- Location: Attapeu and Sekong provinces, Laos
- Coordinates: 15°6′27″N 107°25′28″E﻿ / ﻿15.10750°N 107.42444°E
- Area: 2,000 km^{2} (770 sq mi)
- Designation: National
- Designated: 1993
- Governing body: Department of Forestry (DOF), Ministry of Agriculture and Forestry (MAF)

= Dong Ampham National Biodiversity Conservation Area =

Protected area in Vietnam

Dong Ampham National Biodiversity Conservation Area is an extensive protected area which covers a significant part of Attapeu Province and Sekong Province in the southeast corner of Laos on the border with Vietnam. It covers the northeastern part of Attapeu Province and southeastern part of Sekong Province.

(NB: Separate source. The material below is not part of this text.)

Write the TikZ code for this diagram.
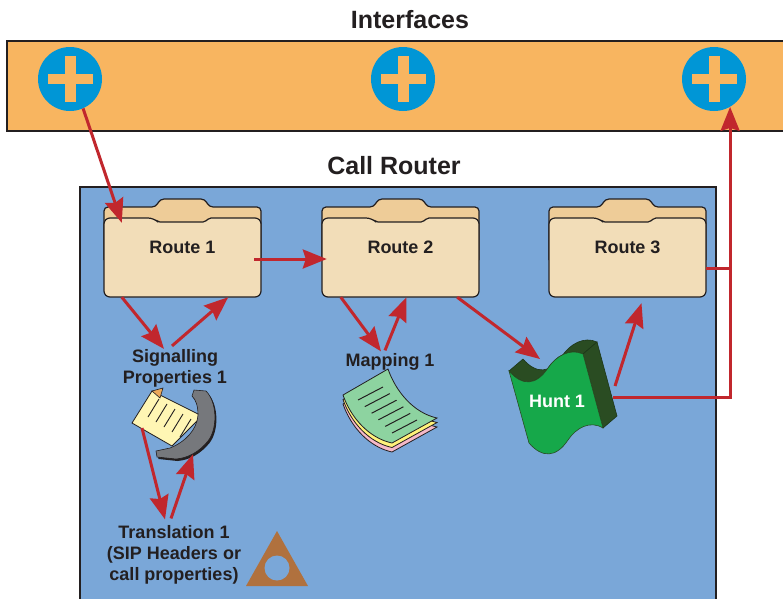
\documentclass[tikz,border=0pt]{standalone}
\usepackage{fontspec}
\setmainfont{Liberation Sans}
\usetikzlibrary{arrows.meta}

\definecolor{barorange}{RGB}{248,181,96}
\definecolor{panelblue}{RGB}{122,167,216}
\definecolor{plugblue}{RGB}{0,150,214}
\definecolor{wirered}{RGB}{193,39,45}
\definecolor{ink}{RGB}{35,31,32}
\definecolor{folderfront}{RGB}{242,221,184}
\definecolor{folderback}{RGB}{238,204,152}
\definecolor{huntfront}{RGB}{22,168,74}
\definecolor{huntside}{RGB}{42,76,34}
\definecolor{brick}{RGB}{176,113,62}
\definecolor{paper}{RGB}{255,246,180}
\definecolor{handset}{RGB}{118,120,124}
\definecolor{sheetgreen}{RGB}{141,211,160}
\definecolor{sheetyellow}{RGB}{255,242,122}
\definecolor{sheetpink}{RGB}{245,184,200}

\tikzset{
	heading/.style={font=\fontsize{25}{28}\selectfont\bfseries, text=ink, inner sep=0pt},
	caption/.style={font=\fontsize{18}{21}\selectfont\bfseries, text=ink, inner sep=0pt, align=center},
	folder/.style={caption, minimum width=157pt, minimum height=100pt},
	plug/.style={circle, fill=plugblue, minimum size=64pt, inner sep=0pt,
		path picture={
			\fill[barorange] ([xshift=-22.5pt,yshift=-5pt]path picture bounding box.center) rectangle ([xshift=22.5pt,yshift=5pt]path picture bounding box.center);
			\fill[barorange] ([xshift=-5.5pt,yshift=-23pt]path picture bounding box.center) rectangle ([xshift=5.5pt,yshift=23pt]path picture bounding box.center);
		}},
	spot/.style={minimum width=80pt, minimum height=70pt, inner sep=0pt},
	wire/.style={draw=wirered, line width=3pt},
	flow/.style={wire, -{Stealth[length=24pt,width=19pt,inset=3pt]}},
}

\newcommand{\routefolder}[3]{
	\filldraw[fill=folderback, draw=ink, line width=1.2pt, rounded corners=4pt] (#2,260) -- (#2,207) -- (#2+52,207) -- (#2+56,199) -- (#2+101,199) -- (#2+105,207) -- (#2+157,207) -- (#2+157,260);
	\filldraw[fill=folderfront, draw=ink, line width=1.2pt, rounded corners=6pt] (#2,280) -- (#2,218) -- (#2+50,218) [rounded corners=2pt] -- (#2+54,222) -- (#2+101,222) -- (#2+105,218) [rounded corners=6pt] -- (#2+157,218) -- (#2+157,297) -- (#2,297) -- cycle;
	\node[folder] (#1) at (#2+78.5,247) {#3};
}

\begin{document}
\begin{tikzpicture}[x=1pt, y=-1pt]
	\clip (0,0) rectangle (783,598);
	\fill[white] (0,0) rectangle (783,598);

	\node[heading] (ifc) at (410,20) {Interfaces};
	\filldraw[fill=barorange, draw=ink, line width=1.5pt] (7,41) rectangle (800,131);
	\node[plug] (c1) at (70,79) {};
	\node[plug] (c2) at (403,79) {};
	\node[plug] (c3) at (714,79) {};

	\node[heading] (router) at (394,166) {Call Router};
	\filldraw[fill=panelblue, draw=ink, line width=1.2pt] (80,187) rectangle (716,620);

	\routefolder{r1}{104}{Route 1}
	\routefolder{r2}{322}{Route 2}
	\routefolder{r3}{549}{Route 3}

	\node[caption] (sig) at (175,368) {Signalling\\Properties 1};
	\node[spot] (phone) at (172,424) {};
	\filldraw[fill=paper, draw=ink, line width=0.8pt] (132,423) -- (152,391) -- (202,416) -- (172,446) -- cycle;
	\filldraw[fill=barorange!80!brown, draw=ink, line width=0.6pt] (152,391) -- (163,388) -- (160,398) -- cycle;
	\foreach \i in {0,...,4}
		\draw[ink, line width=0.9pt] (148+8*\i,417+5*\i) -- ++(11,-18);
	\fill[ink, shift={(1.5,2)}] (194,390) -- (206,391) .. controls (217,402) and (218,428) .. (208,441) .. controls (199,452) and (188,458) .. (176,459) -- (157,457) -- (156,451) -- (170,448) .. controls (185,442) and (197,430) .. (198,415) .. controls (198,406) and (196,400) .. (192,396) -- cycle;
	\filldraw[fill=handset, draw=ink, line width=0.6pt] (194,390) -- (206,391) .. controls (217,402) and (218,428) .. (208,441) .. controls (199,452) and (188,458) .. (176,459) -- (157,457) -- (156,451) -- (170,448) .. controls (185,442) and (197,430) .. (198,415) .. controls (198,406) and (196,400) .. (192,396) -- cycle;

	\node[caption] (map) at (390,362) {Mapping 1};
	\foreach \dy/\col in {9/sheetpink,4.5/sheetyellow,0/sheetgreen}
		\filldraw[fill=\col, draw=ink, line width=0.8pt, shift={(0,\dy)}] (343,395) -- (388,369) .. controls (396,392) and (414,413) .. (437,418) -- (392,443) .. controls (369,438) and (351,418) .. (343,395) -- cycle;
	\foreach \i in {0,...,5}
		\draw[ink, line width=1pt] (358+6.8*\i,400+6.6*\i) -- ++(25,-13);

	\filldraw[fill=huntside, draw=huntside!70!black, line width=0.6pt] (509,371) .. controls (522,386) and (536,386) .. (548,368) .. controls (556,356) and (570,348) .. (583,354) -- (597,342) .. controls (584,336) and (570,344) .. (562,356) .. controls (550,374) and (536,374) .. (523,359) -- cycle;
	\filldraw[fill=huntside, draw=huntside!70!black, line width=0.6pt] (583,354) -- (603,428) -- (617,416) -- (597,342) -- cycle;
	\filldraw[fill=huntfront, draw=huntside, line width=0.6pt] (509,371) .. controls (522,386) and (536,386) .. (548,368) .. controls (556,356) and (570,348) .. (583,354) -- (603,428) .. controls (590,420) and (576,428) .. (568,440) .. controls (556,458) and (542,458) .. (529,443) -- cycle;
	\node[caption, text=white] (hunt) at (557,401) {Hunt 1};

	\node[caption] (trans) at (174,555) {Translation 1\\(SIP Headers or\\call properties)};
	\fill[brick] (277,531) -- (308,586) -- (246,586) -- cycle;
	\fill[panelblue] (277,568) circle (12.5);

	\draw[flow] (c1.-66) -- ([xshift=18pt,yshift=-26pt]r1.north west);
	\draw[flow] ([xshift=-7pt,yshift=-12pt]r1.east) -- ([xshift=5pt,yshift=-12pt]r2.west);
	\draw[flow] ([xshift=18pt]r1.south west) -- ([xshift=-11pt]sig.north);
	\draw[flow] ([xshift=-3pt,yshift=3pt]sig.north) -- ([xshift=-33pt]r1.south east);
	\draw[flow] ([xshift=-30pt,yshift=-4pt]phone.center) -- ([xshift=-9pt,yshift=6pt]trans.north);
	\draw[flow] ([xshift=-3pt,yshift=7pt]trans.north) -- ([xshift=21pt,yshift=5pt]phone.south);
	\draw[flow] ([xshift=19pt]r2.south west) -- ([xshift=-9pt,yshift=2pt]map.north);
	\draw[flow] ([xshift=-5pt,yshift=3pt]map.north) -- ([xshift=6pt]r2.south);
	\draw[flow] ([xshift=-22pt]r2.south east) -- ([xshift=-17pt,yshift=42pt]hunt.center);
	\draw[flow] ([xshift=58pt,yshift=15pt]hunt.center) -- ([xshift=14pt,yshift=-6pt]r3.south);
	\draw[flow] ([xshift=56pt,yshift=4pt]hunt.center) -| (c3.-60);
	\draw[wire] ([yshift=-21pt]r3.east) -- ([yshift=-21pt]r3.east -| c3.-60);
\end{tikzpicture}
\end{document}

The heavily forested area, covering about 200,000 hectares, forms one of the National Biodiversity Conservation Areas of Laos. It was established on 29 October 1993.

==Geography==
The park is on the western slope of the Annamite Range and is mostly hilly, rising to over 2,000 meters elevation in the northeastern portion of the park along the border with Vietnam. Rivers flowing through the park include Xe Kaman River and Xe Xou River, tributaries of the Mekong. The volcanic Nong Fa Lake is in the protected area.

==Flora and fauna==
It contains "some of the last intact areas of lowland and tropical forests remaining in mainland Southeast Asia". Main plant communities include semi-evergreen forest and dry evergreen forest, with secondary vegetation in areas disturbed by shifting cultivation.

The wetlands are home to populations of Siamese crocodiles and Asian elephants, and large cats are known to inhabit the protected area. Large carnivores in the area include the sun bear (Helarctos malayanus), leopard cat (Panthera bengalensis), Asian golden cat (Catopuma temminickii), and clouded leopard (Neofelis nebulosa). It is also home to the threatened primates red-shanked douc (Pygathrix nemaeus) and yellow-cheeked gibbon (Nomascus gabriellae).

The protected area is home to several limited-range and threatened bird species, including the black-hooded laughingthrush (Garrulax milleti), great hornbill (Buceros bicornis), and Tickell's brown hornbill (Anorrhinus tickelli). It is designated an Important Bird Area.